Given only the following vector:
v <- c(2, 4, 6, 8)
The following matrix is desired in which the row-wise directions are alternately right-to-left and left-to-right (by traversing the matrix from top to bottom) and the anti-diagonal is set to zero.
8 6 4 2 0
2 4 6 0 8
8 6 0 4 2
2 0 4 6 8
0 8 6 4 2
How this can be accomplished efficiently in R?
How about this?
v <- c(2, 4, 6, 8)
First create a matrix with alternating directions of v
. Because matrices are filled column-wise we have to transpose in the end.

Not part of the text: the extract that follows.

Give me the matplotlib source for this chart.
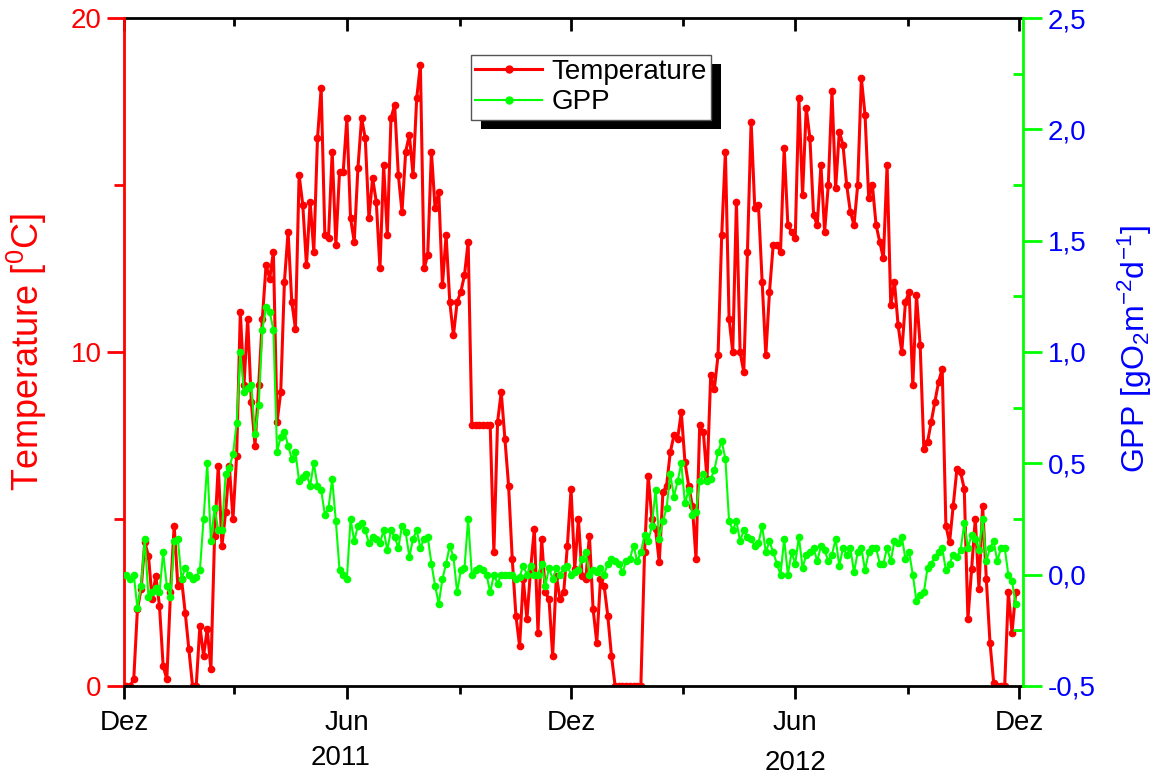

m <- matrix(0, length(v), length(v) + 1)
m[, c(FALSE, TRUE)] <- rev(v)
m[, c(TRUE, FALSE)] <- v
m <- t(m)
Now create the zero anti-diagonal by filling the upper and lower triangles and then reversing the columns:
m1 <- matrix(0, length(v) + 1, length(v) + 1)
m1[upper.tri(m1)] <- m[upper.tri(m, TRUE)]
m1[lower.tri(m1)] <- m[lower.tri(m)]
m1[, rev(seq_len(ncol(m1)))]
# [,1] [,2] [,3] [,4] [,5]
#[1,] 8 6 4 2 0
#[2,] 2 4 6 0 8
#[3,] 8 6 0 4 2
#[4,] 2 0 4 6 8
#[5,] 0 8 6 4 2
I expect this to be an efficient solution for vectors of a larger size. For small vectors loop-based solutions are possibly faster.